**Objective**
Copy every record exactly, and keep the pictures out.

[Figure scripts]
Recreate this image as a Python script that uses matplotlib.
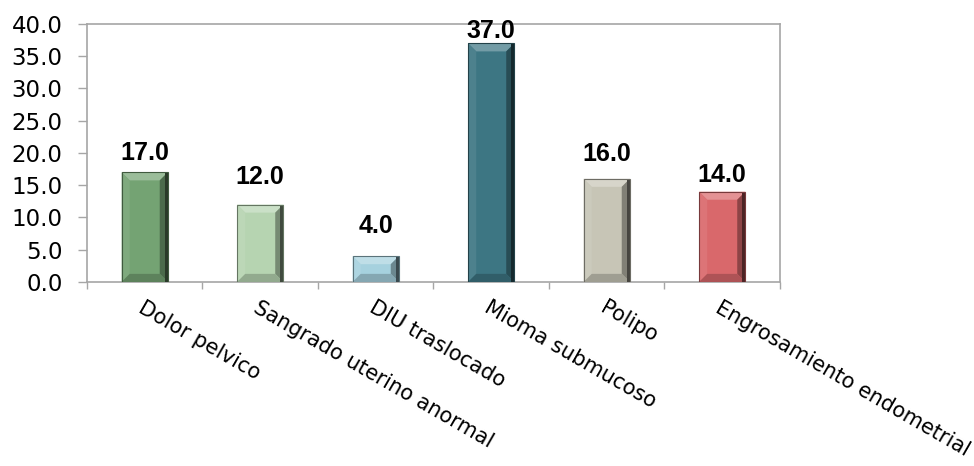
import numpy as np
import matplotlib.pyplot as plt
from matplotlib.patches import Polygon, Rectangle
from matplotlib.colors import to_rgb

plt.rcParams['font.family'] = ['DejaVu Sans']

# datos
categorias = ['Dolor pelvico', 'Sangrado uterino anormal', 'DIU traslocado',
              'Mioma submucoso', 'Polipo', 'Engrosamiento endometrial']
valores = [17.0, 12.0, 4.0, 37.0, 16.0, 14.0]

# estilo de cada barra
colores = ['#74a373', '#b6d4b1', '#a6d1de', '#3d7683', '#c7c5b6', '#d9686b']
desplaz_etiqueta = [5, 11, 13, 0, 9, 3]   # separacion de la etiqueta (puntos)
ancho = 0.4


def mezcla(color, otro, t):
    c = np.array(to_rgb(color))
    return tuple(c + (np.array(otro) - c) * t)


def barra_biselada(ax, x, h, color, bx, by):
    # barra con bisel: cara central y cuatro facetas
    x0, x1 = x - ancho / 2, x + ancho / 2
    by = min(by, h / 3)
    blanco, negro = (1, 1, 1), (0, 0, 0)
    caras = [
        ([(x0, 0), (x1, 0), (x1, h), (x0, h)], color),
        ([(x0, h), (x1, h), (x1 - bx, h - by), (x0 + bx, h - by)], mezcla(color, blanco, 0.28)),
        ([(x0, 0), (x0 + bx, by), (x0 + bx, h - by), (x0, h)], mezcla(color, blanco, 0.08)),
        ([(x1, 0), (x1, h), (x1 - bx, h - by), (x1 - bx, by)], mezcla(color, negro, 0.35)),
        ([(x0, 0), (x1, 0), (x1 - bx, by), (x0 + bx, by)], mezcla(color, negro, 0.2)),
    ]
    for pts, c in caras:
        ax.add_patch(Polygon(pts, closed=True, facecolor=c, edgecolor='none', zorder=3))
    # sombra del borde derecho
    ax.add_patch(Rectangle((x1 - bx * 0.4, 0), bx * 0.4, h,
                           facecolor=mezcla(color, negro, 0.65), edgecolor='none', zorder=3))
    ax.add_patch(Rectangle((x0, 0), ancho, h, facecolor='none',
                           edgecolor=mezcla(color, negro, 0.45), linewidth=0.8, zorder=4))


fig = plt.figure(figsize=(9.74, 4.66), dpi=100)
ax = fig.add_axes([0.0893, 0.395, 0.7115, 0.5535])

x = np.arange(len(categorias))
ax.set_xlim(-0.5, len(categorias) - 0.5)
ax.set_ylim(0, 40)

bx = 0.07
by = 1.25
for xi, v, c in zip(x, valores, colores):
    barra_biselada(ax, xi, v, c, bx, by)

for xi, v, d in zip(x, valores, desplaz_etiqueta):
    ax.annotate(f'{v:.1f}', (xi, v), xytext=(0, d), textcoords='offset points',
                ha='center', va='bottom', fontsize=18, fontweight='bold', zorder=5,
                family='Liberation Sans', annotation_clip=False)

# ejes
for s in ax.spines.values():
    s.set_color('#a6a6a6')
    s.set_linewidth(1.2)

ax.set_yticks(np.arange(0, 41, 5))
ax.set_yticklabels([f'{t:.1f}' for t in np.arange(0, 41, 5)])
ax.tick_params(axis='y', direction='out', length=6.5, width=1, color='#a6a6a6',
               labelsize=16.5, pad=11)

ax.set_xticks(x)
ax.set_xticklabels(categorias, rotation=-30, ha='left', va='top',
                   rotation_mode='anchor', fontsize=15)
ax.tick_params(axis='x', which='major', length=0, pad=11)
ax.set_xticks(np.arange(-0.5, len(categorias)), minor=True)
ax.tick_params(axis='x', which='minor', direction='out', length=5, width=1,
               color='#a6a6a6')

plt.savefig('out.png', dpi=100)
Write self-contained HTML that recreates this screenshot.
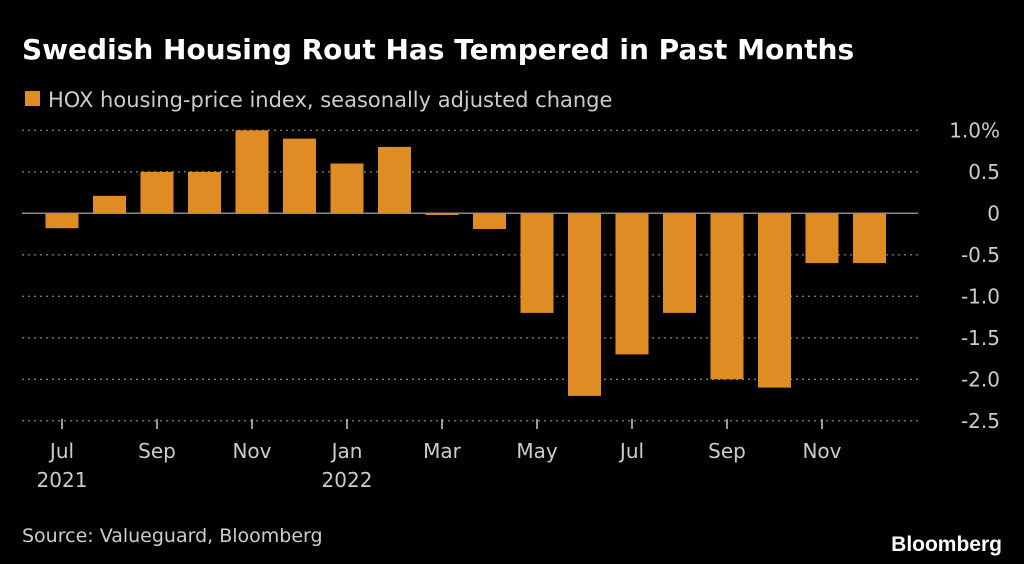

**Answer**
Recreate this image as a Python script that uses matplotlib.
import numpy as np
import matplotlib.pyplot as plt
from matplotlib.patches import Polygon, Rectangle
from matplotlib.colors import to_rgb

plt.rcParams['font.family'] = ['DejaVu Sans']

# datos
categorias = ['Dolor pelvico', 'Sangrado uterino anormal', 'DIU traslocado',
              'Mioma submucoso', 'Polipo', 'Engrosamiento endometrial']
valores = [17.0, 12.0, 4.0, 37.0, 16.0, 14.0]

# estilo de cada barra
colores = ['#74a373', '#b6d4b1', '#a6d1de', '#3d7683', '#c7c5b6', '#d9686b']
desplaz_etiqueta = [5, 11, 13, 0, 9, 3]   # separacion de la etiqueta (puntos)
ancho = 0.4


def mezcla(color, otro, t):
    c = np.array(to_rgb(color))
    return tuple(c + (np.array(otro) - c) * t)


def barra_biselada(ax, x, h, color, bx, by):
    # barra con bisel: cara central y cuatro facetas
    x0, x1 = x - ancho / 2, x + ancho / 2
    by = min(by, h / 3)
    blanco, negro = (1, 1, 1), (0, 0, 0)
    caras = [
        ([(x0, 0), (x1, 0), (x1, h), (x0, h)], color),
        ([(x0, h), (x1, h), (x1 - bx, h - by), (x0 + bx, h - by)], mezcla(color, blanco, 0.28)),
        ([(x0, 0), (x0 + bx, by), (x0 + bx, h - by), (x0, h)], mezcla(color, blanco, 0.08)),
        ([(x1, 0), (x1, h), (x1 - bx, h - by), (x1 - bx, by)], mezcla(color, negro, 0.35)),
        ([(x0, 0), (x1, 0), (x1 - bx, by), (x0 + bx, by)], mezcla(color, negro, 0.2)),
    ]
    for pts, c in caras:
        ax.add_patch(Polygon(pts, closed=True, facecolor=c, edgecolor='none', zorder=3))
    # sombra del borde derecho
    ax.add_patch(Rectangle((x1 - bx * 0.4, 0), bx * 0.4, h,
                           facecolor=mezcla(color, negro, 0.65), edgecolor='none', zorder=3))
    ax.add_patch(Rectangle((x0, 0), ancho, h, facecolor='none',
                           edgecolor=mezcla(color, negro, 0.45), linewidth=0.8, zorder=4))


fig = plt.figure(figsize=(9.74, 4.66), dpi=100)
ax = fig.add_axes([0.0893, 0.395, 0.7115, 0.5535])

x = np.arange(len(categorias))
ax.set_xlim(-0.5, len(categorias) - 0.5)
ax.set_ylim(0, 40)

bx = 0.07
by = 1.25
for xi, v, c in zip(x, valores, colores):
    barra_biselada(ax, xi, v, c, bx, by)

for xi, v, d in zip(x, valores, desplaz_etiqueta):
    ax.annotate(f'{v:.1f}', (xi, v), xytext=(0, d), textcoords='offset points',
                ha='center', va='bottom', fontsize=18, fontweight='bold', zorder=5,
                family='Liberation Sans', annotation_clip=False)

# ejes
for s in ax.spines.values():
    s.set_color('#a6a6a6')
    s.set_linewidth(1.2)

ax.set_yticks(np.arange(0, 41, 5))
ax.set_yticklabels([f'{t:.1f}' for t in np.arange(0, 41, 5)])
ax.tick_params(axis='y', direction='out', length=6.5, width=1, color='#a6a6a6',
               labelsize=16.5, pad=11)

ax.set_xticks(x)
ax.set_xticklabels(categorias, rotation=-30, ha='left', va='top',
                   rotation_mode='anchor', fontsize=15)
ax.tick_params(axis='x', which='major', length=0, pad=11)
ax.set_xticks(np.arange(-0.5, len(categorias)), minor=True)
ax.tick_params(axis='x', which='minor', direction='out', length=5, width=1,
               color='#a6a6a6')

plt.savefig('out.png', dpi=100)
Write self-contained HTML that recreates this screenshot.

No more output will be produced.